Give an example on the board:

_C₂H₆+_O₂→_CO₂+_H₂O

Have the students lead through the balancing steps.

2C₂H₆+7O₂→4CO₂+6H₂O

Students should remember the fire triangle and know that fuel, oxygen, and heat are required.

Some students will think that smoke is the product of a combustion reaction.

Students should know that the adjustment changes the color of the flame and that a blue cone represents the hottest flame.

Students may recall that the oxygen/fuel ratio is being changed.

Students should know that water smothers the fire and removes the oxygen supply. To a lesser extent, it also cools the fire to remove the heat.

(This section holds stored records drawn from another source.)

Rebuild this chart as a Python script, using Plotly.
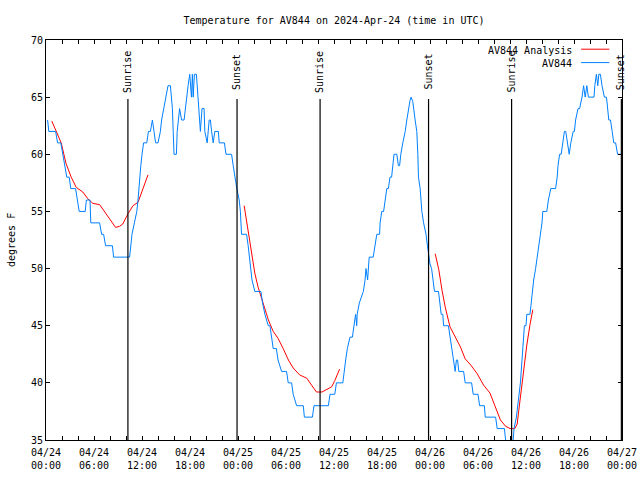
import pandas as pd
import plotly.graph_objects as go

# ---------------- data ----------------
base_time = "2024-04-24 00:00"

# AV844 observations (hours since 2024-04-24 00:00 UTC, deg F)
obs_hours = [0.2, 0.35, 1.2, 1.45, 1.85, 2.1, 2.3, 2.6, 2.9, 3.1, 3.7, 3.9, 4.15, 4.9, 5.05, 5.5, 5.6, 6.7,
             6.95, 7.2, 7.45, 8.3, 8.45, 10.45, 10.6, 10.75, 11.05, 11.35, 11.5, 11.7, 11.85, 12.0, 12.2,
             12.6, 12.8, 13.05, 13.3, 13.5, 13.7, 14.0, 14.3, 14.45, 14.7, 14.96, 15.25, 15.55, 15.8, 15.9,
             16.0, 16.3, 16.4, 16.7, 16.95, 17.26, 17.4, 17.55, 17.76, 17.97, 18.18, 18.3, 18.4, 18.55,
             18.8, 19.0, 19.1, 19.3, 19.5, 19.76, 19.85, 20.15, 20.4, 20.55, 20.7, 20.9, 21.1, 21.55,
             21.65, 22.3, 22.5, 23.2, 23.4, 23.6, 23.85, 24.15, 24.3, 24.44, 24.65, 25.07, 25.27, 25.45,
             25.57, 25.75, 26.1, 26.86, 27.07, 27.36, 27.78, 27.99, 28.2, 28.4, 28.8, 29.0, 29.45, 30.07,
             30.28, 30.7, 30.9, 31.33, 32.16, 32.3, 33.3, 33.5, 35.3, 35.5, 36.1, 36.3, 37.1, 37.25,
             37.46, 37.67, 38.0, 38.3, 38.5, 38.7, 38.84, 38.9, 39.17, 39.67, 39.88, 40.0, 40.2, 40.4,
             40.9, 41.1, 41.35, 41.7, 41.76, 41.97, 42.2, 42.4, 42.6, 42.8, 43.0, 43.2, 43.35, 43.5,
             43.85, 44.05, 44.2, 44.35, 44.6, 44.9, 45.1, 45.3, 45.5, 45.64, 45.85, 46.14, 46.35, 46.48,
             46.56, 46.77, 46.98, 47.2, 47.5, 47.68, 48.0, 48.2, 48.36, 48.56, 49.06, 49.2, 49.4, 49.6,
             49.7, 50.3, 50.5, 50.7, 50.94, 51.15, 51.3, 51.45, 51.6, 52.2, 52.4, 53.2, 53.4, 54.0, 54.2,
             54.8, 54.9, 56.2, 56.4, 57.3, 57.45, 57.6, 58.3, 58.4, 58.5, 58.8, 58.95, 59.1, 59.3, 59.5,
             59.6, 59.7, 59.8, 60.0, 60.1, 60.5, 60.8, 60.96, 61.2, 61.4, 61.58, 61.8, 62.0, 62.1, 62.6,
             62.8, 63.1, 63.7, 63.9, 64.0, 64.2, 64.4, 64.6, 64.8, 64.97, 65.2, 65.4, 65.6, 65.9, 66.05,
             66.2, 66.5, 66.7, 67.0, 67.2, 67.4, 67.6, 67.8, 68.5, 68.6, 68.8, 68.97, 69.1, 69.3, 69.5,
             69.8, 70.06, 70.35, 70.56, 70.77, 70.97, 71.2, 71.45, 71.94]
obs_temps = [63, 62, 62, 61, 61, 60, 59, 58, 58, 57, 57, 56, 55, 55, 56, 56, 54, 54,
             53, 53, 52, 52, 51, 51, 52, 53, 54, 55, 56, 58, 59, 60, 61,
             61, 62, 62, 63, 62, 61, 61, 62, 63, 64, 65, 66, 66, 64, 62,
             60, 60, 62, 64, 63, 63, 64, 65, 66, 67, 65, 67, 65, 67,
             67, 65, 64, 62, 64, 64, 62, 61, 63, 63, 62, 61, 62, 62,
             61, 61, 60, 60, 59, 58, 57, 56, 55, 53, 53, 53, 52, 51,
             50, 49, 48, 48, 47, 46, 45, 45, 44, 43, 43, 42, 41, 41,
             40, 40, 39, 38, 38, 37, 37, 38, 38, 39, 39, 40, 40, 41,
             42, 43, 44, 44, 45, 46, 45, 46, 47, 48, 49, 50, 49, 51,
             51, 52, 53, 53, 54, 55, 55, 56, 57, 57, 58, 58, 59, 60,
             60, 59, 59, 60, 61, 62, 63, 64, 64.7, 65, 64.6, 63, 62, 60,
             58, 57, 55, 54, 53, 52, 50.4, 50, 49, 48, 48, 47, 46, 46,
             45, 45, 44, 43, 42, 41, 42, 42, 41, 41, 40, 40, 39, 39, 38,
             38, 37, 37, 36, 36, 35, 34, 34, 35, 36, 37, 38, 39, 40, 42,
             43, 44, 45, 45, 46, 46, 48, 49, 50, 51, 52, 53, 54, 55, 55,
             56, 57, 57, 58, 59, 60, 60, 61, 62, 62, 61, 60, 61, 62, 62,
             63, 64, 64, 65, 66, 65, 66, 65, 65, 66, 67, 66, 67, 67, 66,
             65, 65, 63, 63, 62, 61, 61, 60, 60]

# AV844 Analysis (three nightly segments)
ana1_hours = [0.73, 1.27, 1.9, 2.5, 3.15, 3.78, 4.6, 5.24, 5.86, 6.7, 7.33, 7.95, 8.7, 9.2, 9.6,
              10.25, 10.87, 11.5, 11.9, 12.75]
ana1_temps = [62.9, 62.0, 61.0, 59.2, 58.0, 57.1, 56.7, 56.1, 55.7, 55.6, 54.95, 54.3, 53.6, 53.7, 53.9,
              54.8, 55.5, 55.8, 56.55, 58.2]
ana2_hours = [24.77, 25.07, 25.5, 25.9, 26.1, 26.5, 27.15, 27.8, 28.4, 29.0, 29.65, 30.3, 30.9, 31.7,
              32.6, 33.2, 33.8, 34.5, 35.1, 35.7, 36.1, 36.7]
ana2_temps = [55.5, 54.2, 52.5, 50.8, 49.6, 48.4, 46.95, 45.5, 44.5, 43.9, 43.0, 42.0, 41.3, 40.7,
              40.4, 39.8, 39.2, 39.2, 39.4, 39.65, 40.2, 41.2]
ana3_hours = [48.65, 49.1, 49.5, 49.9, 50.5, 51.2, 51.8, 52.4, 53.1, 53.9, 54.7, 55.5, 56.2, 56.8,
              57.45, 58.0, 58.6, 58.9, 59.1, 59.4, 59.7, 60.1, 60.5, 60.85]
ana3_temps = [51.3, 49.9, 48.1, 46.65, 44.9, 43.9, 43.15, 42.1, 41.55, 40.8, 39.8, 39.1, 37.9, 36.75,
              36.2, 36.0, 36.0, 36.4, 37.6, 39.4, 41.4, 43.3, 45.1, 46.4]

sunrise_hours = [10.24, 34.26, 58.2]
sunset_hours = [23.88, 47.82, 71.92]

tick_hours = list(range(0, 73, 2))

title_text = "Temperature for AV844 on 2024-Apr-24 (time in UTC)"
ylabel_text = "degrees F"
legend_names = ["AV844 Analysis", "AV844"]

# ---------------- helpers ----------------
t0 = pd.Timestamp(base_time)


def to_time(hours):
    return [t0 + pd.Timedelta(hours=h) for h in hours]


FONT = "DejaVu Sans Mono"
BLUE = "#0080ff"
RED = "#ff0000"

fig = go.Figure()

for hh, tt in [(ana1_hours, ana1_temps), (ana2_hours, ana2_temps), (ana3_hours, ana3_temps)]:
    fig.add_trace(go.Scatter(x=to_time(hh), y=tt, mode="lines",
                             line=dict(color=RED, width=1), showlegend=False,
                             name=legend_names[0]))

fig.add_trace(go.Scatter(x=to_time(obs_hours), y=obs_temps, mode="lines",
                         line=dict(color=BLUE, width=1), showlegend=False,
                         name=legend_names[1]))

shapes = []
annotations = []
line_top = 0.8525
for label, hours in [("Sunrise", sunrise_hours), ("Sunset", sunset_hours)]:
    for h in hours:
        tx = t0 + pd.Timedelta(hours=h)
        shapes.append(dict(type="line", xref="x", yref="paper", x0=tx, x1=tx, y0=0, y1=line_top,
                           line=dict(color="black", width=1.2), layer="above"))
        annotations.append(dict(text=label, xref="x", yref="paper", x=tx, y=0.92,
                                textangle=-90, showarrow=False, xanchor="center", yanchor="middle",
                                font=dict(family=FONT, size=10, color="black")))

# manual gnuplot-style legend (text left, sample right)
leg_rows = [(legend_names[0], RED, 0.975), (legend_names[1], BLUE, 0.9415)]
for name, col, yy in leg_rows:
    annotations.append(dict(text=name, xref="paper", yref="paper", x=0.917, y=yy,
                            xanchor="right", yanchor="middle", showarrow=False,
                            font=dict(family=FONT, size=10, color="black")))
    shapes.append(dict(type="line", xref="paper", yref="paper", x0=0.929, x1=0.978, y0=yy + 0.002,
                       y1=yy + 0.002, line=dict(color=col, width=1)))

annotations.append(dict(text=ylabel_text, xref="paper", yref="paper", x=0, y=0.5, xshift=-35,
                        textangle=-90, showarrow=False, xanchor="center", yanchor="middle",
                        font=dict(family=FONT, size=10, color="black")))

tick_vals = to_time(tick_hours)
tick_text = []
for h in tick_hours:
    if h % 6 == 0:
        tt = t0 + pd.Timedelta(hours=h)
        tick_text.append(tt.strftime("%m/%d") + "<br>" + tt.strftime("%H:%M"))
    else:
        tick_text.append("")

fig.update_layout(
    width=640, height=480,
    margin=dict(l=46, r=18, t=40, b=40, autoexpand=False),
    paper_bgcolor="white", plot_bgcolor="white",
    font=dict(family=FONT, size=10, color="black"),
    title=dict(text=title_text, x=0.5, xref="paper", y=1 - 20 / 480, yanchor="middle",
               xanchor="center", font=dict(family=FONT, size=10, color="black")),
    shapes=shapes, annotations=annotations, showlegend=False,
)
fig.update_xaxes(range=[t0, t0 + pd.Timedelta(hours=72)], tickmode="array", tickvals=tick_vals,
                 ticktext=tick_text, ticks="inside", ticklen=4, tickcolor="black",
                 showline=True, linecolor="black", linewidth=1, mirror="allticks",
                 automargin=False, ticklabelstandoff=3,
                 showgrid=False, zeroline=False, tickfont=dict(family=FONT, size=10, color="black"))
fig.update_yaxes(range=[35, 70], dtick=5, tick0=35, ticks="inside", ticklen=4, tickcolor="black",
                 showline=True, linecolor="black", linewidth=1, mirror="allticks",
                 automargin=False,
                 showgrid=False, zeroline=False, tickfont=dict(family=FONT, size=10, color="black"))

fig.write_html("out.html")
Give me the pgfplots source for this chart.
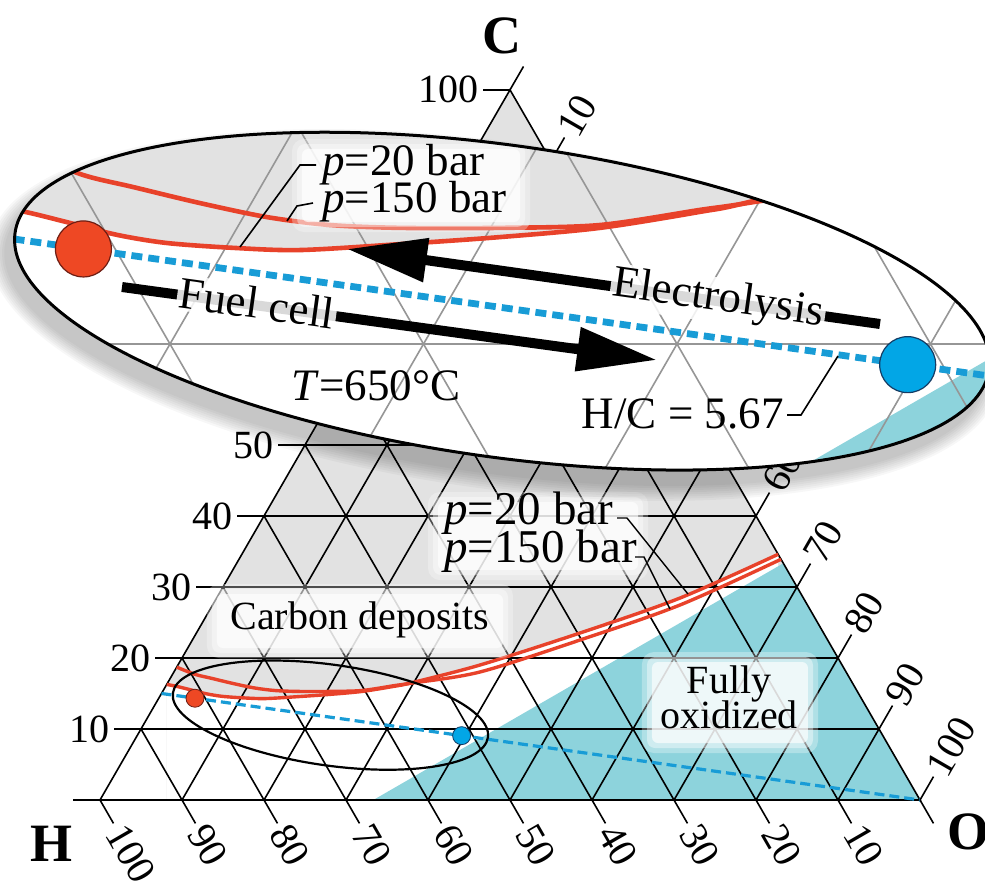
\documentclass[border=0pt]{standalone}
\usepackage{pgfplots}
\pgfplotsset{compat=1.18}
\usepackage{pgfplotstable}
\usetikzlibrary{arrows.meta}
\usepackage{fontspec}
\setmainfont{Liberation Serif}

\definecolor{curvered}{RGB}{232,66,42}
\definecolor{dotred}{RGB}{238,72,36}
\definecolor{dotredline}{RGB}{110,30,20}
\definecolor{hcblue}{RGB}{24,156,214}
\definecolor{dotblue}{RGB}{2,166,230}
\definecolor{dotblueline}{RGB}{20,60,100}
\definecolor{oxteal}{RGB}{141,211,220}
\definecolor{depgray}{RGB}{226,226,226}
\definecolor{insetgrid}{RGB}{150,150,150}

% composition (C %, O %) -> position in the triangle (H corner at the origin)
\newcommand\tc[2]{(axis cs:{(#2)+0.5*(#1)},{0.8660254*(#1)})}
% page position (985 x 891 grid, y downwards) on the main axis
\newcommand\pix[2]{(axis cs:{((#1)-100)/8.2},{(800-(#2))/8.2})}
% page position inside the magnified view
\newcommand\ins[2]{(axis cs:{8.294+(#1)/25.35},{2.901+(490-(#2))/25.35})}

\pgfplotsset{table/tern/.style={x expr={\thisrow{O}+0.5*\thisrow{C}},
                                 y expr={0.8660254*\thisrow{C}}}}

% whole composition triangle
\pgfplotstableread{
C O
0 0
0 100
100 0
}\wholetri

% fully oxidized region: H2O -- CO2 -- O
\pgfplotstableread{
C O
0 33.333
33.333 66.667
0 100
}\oxidized

% carbon deposition boundary, p = 150 bar
\pgfplotstableread{
C O
18.71 0.00
17.70 2.72
17.15 4.97
16.42 7.97
15.78 10.94
15.42 13.60
15.29 16.43
15.29 20.38
15.42 24.25
16.11 27.86
16.46 29.77
18.03 37.33
22.53 47.28
27.46 57.00
33.90 66.10
}\curveHigh

% carbon deposition boundary, p = 20 bar
\pgfplotstableread{
C O
16.28 0.00
15.97 1.49
15.55 3.16
14.97 5.43
14.60 7.58
14.38 10.30
14.28 12.99
14.55 16.80
14.87 20.58
15.29 24.32
16.02 27.90
16.51 29.74
19.01 36.84
23.52 46.78
28.44 56.51
34.60 65.40
}\curveLow

% H/C = 5.67 line
\pgfplotstableread{
C O
15 0
0 100
}\hcline

\pgfplotstableread{
C O
14.33 4.42
}\statered

\pgfplotstableread{
C O
9.06 39.57
}\stateblue

\newcommand\ternbody{%
  \addplot[fill=depgray, draw=none] table[tern] {\wholetri};
  \addplot[fill=white, draw=none, smooth] table[tern] {\curveLow} \closedcycle;
  \fill[white] (axis cs:0,0) -- \tc{16.28}{0} -- (axis cs:8.14,0) -- cycle;
  \addplot[fill=oxteal, draw=none] table[tern] {\oxidized};
  \pgfplotsinvokeforeach{10,20,...,90}{%
    \draw[gridline] \tc{##1}{0} -- \tc{##1}{100-##1};
    \draw[gridline] \tc{0}{##1} -- \tc{100-##1}{##1};
    \draw[gridline] \tc{0}{100-##1} -- \tc{100-##1}{0};
  }%
  \draw[gridline] \tc{0}{0} -- \tc{0}{100} -- \tc{100}{0} -- cycle;
  \addplot[boundary] table[tern] {\curveHigh};
  \addplot[boundary] table[tern] {\curveLow};
  \addplot[hcline] table[tern] {\hcline};
  \addplot[reddot] table[tern] {\statered};
  \addplot[bluedot] table[tern] {\stateblue};
}

% soft white box behind a label, corners in page positions
\newcommand\glow[4]{%
  \fill[white, opacity=0.3, rounded corners=6pt] \pix{#1-8}{#2-8} rectangle \pix{#3+8}{#4+8};
  \fill[white, opacity=0.4, rounded corners=4pt] \pix{#1-3}{#2-3} rectangle \pix{#3+3}{#4+3};
  \fill[white, opacity=0.65, rounded corners=3pt] \pix{#1+2}{#2+2} rectangle \pix{#3-2}{#4-2};
}
\newcommand\insglow[4]{%
  \fill[white, opacity=0.3, rounded corners=6pt] \ins{#1-8}{#2-8} rectangle \ins{#3+8}{#4+8};
  \fill[white, opacity=0.4, rounded corners=4pt] \ins{#1-3}{#2-3} rectangle \ins{#3+3}{#4+3};
  \fill[white, opacity=0.7, rounded corners=3pt] \ins{#1+2}{#2+2} rectangle \ins{#3-2}{#4-2};
}

\begin{document}
\begin{tikzpicture}
% styles of the full diagram
\tikzset{
  gridline/.style={black, line width=0.8pt},
  boundary/.style={curvered, line width=1.7pt, smooth},
  hcline/.style={hcblue, line width=1.6pt, dash pattern=on 5pt off 2.5pt},
  ticklab/.style={font=\fontsize{20}{24}\selectfont, inner sep=2pt},
  lab/.style={font=\fontsize{20}{24}\selectfont, inner sep=0pt},
  plab/.style={font=\fontsize{23.5}{27}\selectfont, inner sep=0pt},
  corner/.style={font=\bfseries\fontsize{27}{30}\selectfont},
}
\pgfplotsset{
  reddot/.style={only marks, mark=*, mark size=4.5pt,
    mark options={fill=dotred, draw=dotredline, line width=0.4pt}},
  bluedot/.style={only marks, mark=*, mark size=4.5pt,
    mark options={fill=dotblue, draw=dotblueline, line width=0.4pt}},
}
\begin{axis}[
  at={(0,0)}, anchor=south west,
  x=4.1pt, y=4.1pt,
  xmin=-12.195, xmax=107.927, ymin=-11.098, ymax=97.561,
  hide axis, clip=false,
]
\ternbody

% axis ticks and labels of the three components
\pgfplotsinvokeforeach{10,20,...,100}{%
  \draw[gridline] \tc{#1}{0} -- ++(-13.5pt,0pt) node[ticklab, anchor=east] {#1};
  \draw[gridline] \tc{100-#1}{#1} -- ++(6.75pt,11.69pt) node[ticklab, anchor=west, rotate=60] {#1};
  \draw[gridline] \tc{0}{100-#1} -- ++(6.75pt,-11.69pt) node[ticklab, anchor=west, rotate=-60] {#1};
}
\draw[gridline] \tc{0}{0} -- ++(-13.5pt,0pt);
\draw[gridline] \tc{100}{0} -- ++(6.75pt,11.69pt);
\draw[gridline] \tc{0}{100} -- ++(6.75pt,-11.69pt);

\path \pix{502}{36} node[corner] {C};
\path \pix{52}{844} node[corner] {H};
\path \pix{968}{832} node[corner] {O};

% region labels
\glow{215}{592}{505}{650}
\path \pix{360}{629} node[lab, anchor=base] {Carbon deposits};
\glow{650}{660}{810}{745}
\path \pix{729}{693} node[lab, anchor=base] {Fully};
\path \pix{729}{728} node[lab, anchor=base] {oxidized};

% pressure labels
\glow{436}{500}{640}{572}
\path \pix{444}{524} node[plab, anchor=base west] {\textit{p}=20 bar};
\path \pix{444}{562} node[plab, anchor=base west] {\textit{p}=150 bar};
\draw[line width=0.7pt] \pix{617}{518} -- \pix{627}{518} -- \pix{688}{594};
\draw[line width=0.7pt] \pix{635}{557} -- \pix{644}{557} -- \pix{670}{609};

% region shown magnified
\draw[line width=1.1pt, rotate around={-8:(axis cs:28.1,10.35)}]
  (axis cs:28.1,10.35) ellipse [x radius=79.54pt, y radius=25.2pt];

\path \pix{502.08}{301.16} coordinate (bigE);
\path \pix{494}{315} coordinate (shadowE);
\path \pix{0}{490} coordinate (insetSW);
\path (rel axis cs:0,0) coordinate (pageSW);
\path (rel axis cs:1,1) coordinate (pageNE);
\end{axis}

% drop shadow of the magnified view
\foreach \k in {1,...,8}{
  \fill[black, opacity=0.03, rotate around={-8:(shadowE)}]
    (shadowE) ellipse [x radius={245.9pt+\k*1.1pt}, y radius={77.95pt+\k*1.1pt}];
}

\begin{scope}
% styles of the magnified view
\tikzset{
  gridline/.style={insetgrid, line width=0.8pt},
  boundary/.style={curvered, line width=2.3pt, smooth},
  hcline/.style={hcblue, line width=3.4pt, dash pattern=on 5.5pt off 3pt},
  ilab/.style={font=\fontsize{22.5}{26}\selectfont, inner sep=0pt},
  bigarrow/.style={line width=5pt, -{Triangle[length=40pt, width=21pt]}},
}
\pgfplotsset{
  reddot/.style={only marks, mark=*, mark size=14pt,
    mark options={fill=dotred, draw=dotredline, line width=0.6pt}},
  bluedot/.style={only marks, mark=*, mark size=14pt,
    mark options={fill=dotblue, draw=dotblueline, line width=0.6pt}},
}
\clip[rotate around={-8:(bigE)}] (bigE) ellipse [x radius=245.9pt, y radius=77.95pt];
\fill[white] (bigE) circle [radius=300pt];
\begin{axis}[
  at={(insetSW)}, anchor=south west,
  x=12.675pt, y=12.675pt,
  xmin=8.294, xmax=47.15, ymin=2.901, ymax=18.285,
  hide axis, clip=false,
]
\ternbody

\insglow{300}{147}{522}{224}
\path \ins{322}{176} node[ilab, anchor=base west] {\textit{p}=20 bar};
\path \ins{322}{213} node[ilab, anchor=base west] {\textit{p}=150 bar};
\draw[line width=0.8pt] \ins{316}{165} -- \ins{300}{165} -- \ins{240}{247};
\draw[line width=0.8pt] \ins{313}{203} -- \ins{297}{206} -- \ins{287}{221};

\draw[bigarrow] \ins{880}{324} -- \ins{347}{249};
\path \ins{718}{300} node[ilab, rotate=-8, fill=white, fill opacity=0.85, text opacity=1, inner sep=1pt] {Electrolysis};
\draw[bigarrow] \ins{122}{287} -- \ins{657}{360};
\path \ins{257}{303} node[ilab, rotate=-7.8, fill=white, fill opacity=0.85, text opacity=1, inner sep=1pt] {Fuel cell};

\path \ins{376}{386} node[ilab] {\textit{T}=650°C};
\path \ins{784}{428} node[ilab, anchor=base east] {H/C = 5.67};
\draw[line width=0.8pt] \ins{787}{415} -- \ins{801}{415} -- \ins{838}{356};
\end{axis}
\end{scope}

\draw[line width=1.5pt, rotate around={-8:(bigE)}]
  (bigE) ellipse [x radius=245.9pt, y radius=77.95pt];

\pgfresetboundingbox
\useasboundingbox (pageSW) rectangle (pageNE);
\end{tikzpicture}
\end{document}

Students should recognize that the oxygen needed comes from the surrounding atmosphere.

Students should be able to balance this equation.

Explain:

In class worksheet:

Combustion Reactions Worksheet

What if you were asked to write a combustion reaction for ethanol, C₂H₅OH?

Students may not recognize that the products are the same for any complete combustion reaction containing only C, H, and O and that the inclusion of O₂ in the reactants is implied by the condition of a combustion reaction.

Extend / Elaborate:

Back to the gasoline example.

As a class example, balance the combustion of octane, C₈H₁₈.

For homework, assign the students to write a balanced equation for the combustion of octane and then perform dimensional analysis converting 1 lb. of octane into __ lbs. of CO₂.

The answer is provided at the end of this lesson and should be reviewed with the class the next day.

Now, for our earlier example using gasoline, can you explain how 6.5 lbs. of gasoline becomes ~20 lbs of CO₂?

Students should respond that the O₂ reacting with gasoline to form CO₂ adds the additional mass.

  Evaluate:

Students will be given an end of unit test where they must recognize types of reactions and balance them accordingly.